Her economic worries
transcend politics of the moment. She ticks them off: "The long shift
that we've had with the globalizing world, going from a manufacturing to
a service economy. From a service economy to just a consumer economy,
period, that buys more than it produces. And everybody having a job that
can be done by a human being, but it's just more cost-effective to do
it with a computer.
"All of those factors
float around my head and keep me up some nights," she said. "The economy
is (in) an incredible state of transition that we've never seen before.
And nobody has any idea what it's going to look like. When the smoke
clears, what are we going to be living in? And nobody seems to have an
answer to that. Nobody knows. All you can do is put on a couple of
Band-Aids here and try something there, and see what happens. And that
makes me nervous."
If the recession played no
favorites among the rich, the poor and those in between, the recovery
did. Lost jobs and homes may not have come back but the stock market
did, favoring those whose wealth resided in investments.
Carol
Clemens, a 66-year-old retiree from Edmond, Okla., and member of the
local chapter of an investing club, put money into Ford shares near the
bottom of the market in 2009, sold some and has seen the value of the
rest grow fivefold. That eased her rough patch. "In short, we're not
better off than we were in 2007, but neither are we destitute, for which
we give thanks," she said. She's leaning toward Romney.
But
investments and politics ebb and flow. Of more concern is the nation's
future. She's the mother of grown children who "are not as conscious of
saving as we were at their ages," and of grandchildren who are entering
higher education. She laments class divisions played up in the campaign -
the stigmatization of the poor, the dissing of the rich - and thinks
the country needs a deeper fix than any one leader can achieve.
"Americans
have got to start taking full responsibility for our messes," she said.

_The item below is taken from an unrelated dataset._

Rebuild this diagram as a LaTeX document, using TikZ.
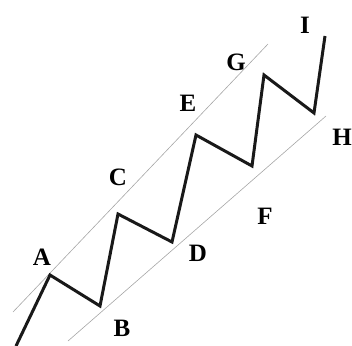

"We vote in ineffective politicians, we tolerate second-rate
educational systems, we envy those who have worked to have more and
resent those who burden our social services because they have great
needs.
"I would hope that the next president
would have the guts to call us on our blindness and narrow visions,"
said Clemens. "We have to regain our ability to stop, consider and give a
damn if we are going to change things."